When you bake (if you do) then eggs, butter, chocolate, nuts, almond meal and honey will get you. These luscious ingredients make your baking luxurious and indulgent, which is why you would bother to make it in the first place. But the generations before us baked cheaply and filled the biscuit jar three times over for the cost of a flourless chocolate torte.
Out came the old Country Women's books (again!) and the vintage Good Housekeeping books, which I kept for the pictures. A quick scan and I found Asian, Middle Eastern and Jewish cuisines particularly lend themselves to cheap eats. In fact, the trend for peasant cooking like Italian, provincial French, Spanish and Portugese, brings us an abundance of great recipes. Out came clippings and old copies of anything I had from my Mum.

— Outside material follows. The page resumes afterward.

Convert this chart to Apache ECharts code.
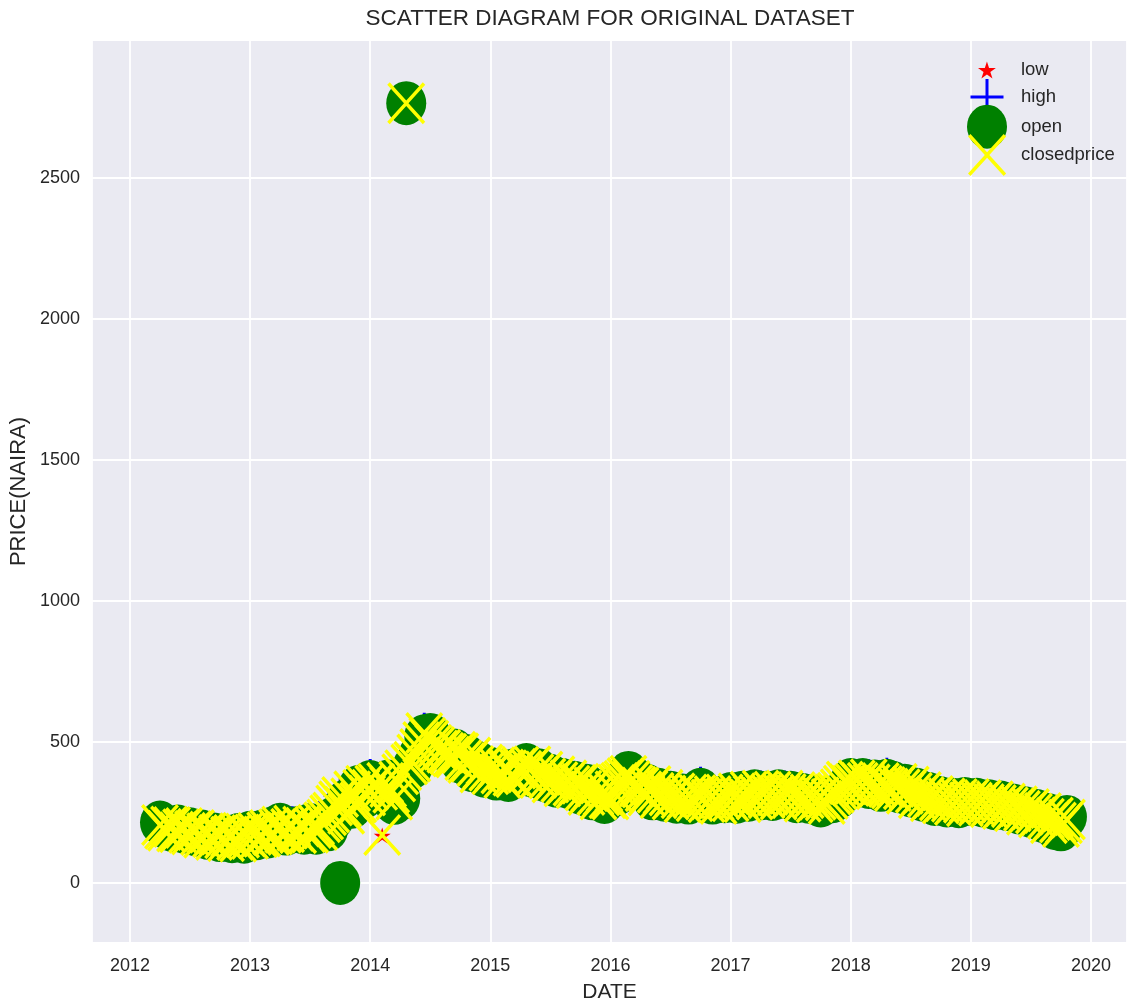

And I found a gem. Yum-yum Cake, from Joan Campbell. It's very easy and has water in it, for crying out loud. How cheap is that? Start with
1 cup raisins
1 cup sugar
125g butter
1/2 teaspoon each of cinnamon and cloves
1 1/2 cups water
50g cocoa, sifted
pinch salt
Combine these ingredients in a saucepan, bring to the boil, simmer 5 minutes, stirring occasionally. Allow to cool.
Then stir through
2 cups plain flour
1 teaspoon bicarb soda
3 drops vanilla
Pour into a prepared 21cm ring tin and bake at 180c for 35-40 minutes.
When it's cool glaze with
150g dark chocolate
1 tablespoon honey
60g butter
which you have melted gently together in a bowl over hot water.
The glaze will bust your budget, but it was hard to go cold turkey on the first cheap recipe! Because there's no eggs, it keeps well for about a week. If it lasts that long.
2 comments:
TBW,
Two things!
1) no capital E in emzeegee, but I appreciate the plug! *grin*
2) I'm totally with you on the cheap recipes thing. I can also highly recommend http://www.allrecipes.com - it's got JILLIONS of great, cheap, easy recipes (and you can convert to metric.) I tend to use it when I have something which needs using up - I'll search via the ingredient and I nearly always come up with something fab which I know works. As the site is run by "normal people" as opposed to gourmet cooks, it's a good resources for cheap recipes.
...and I hope you're still my friend after finding out I baked bread with Pepsi Max in it. :)
em
PS Forgot to say that cake looks delish!!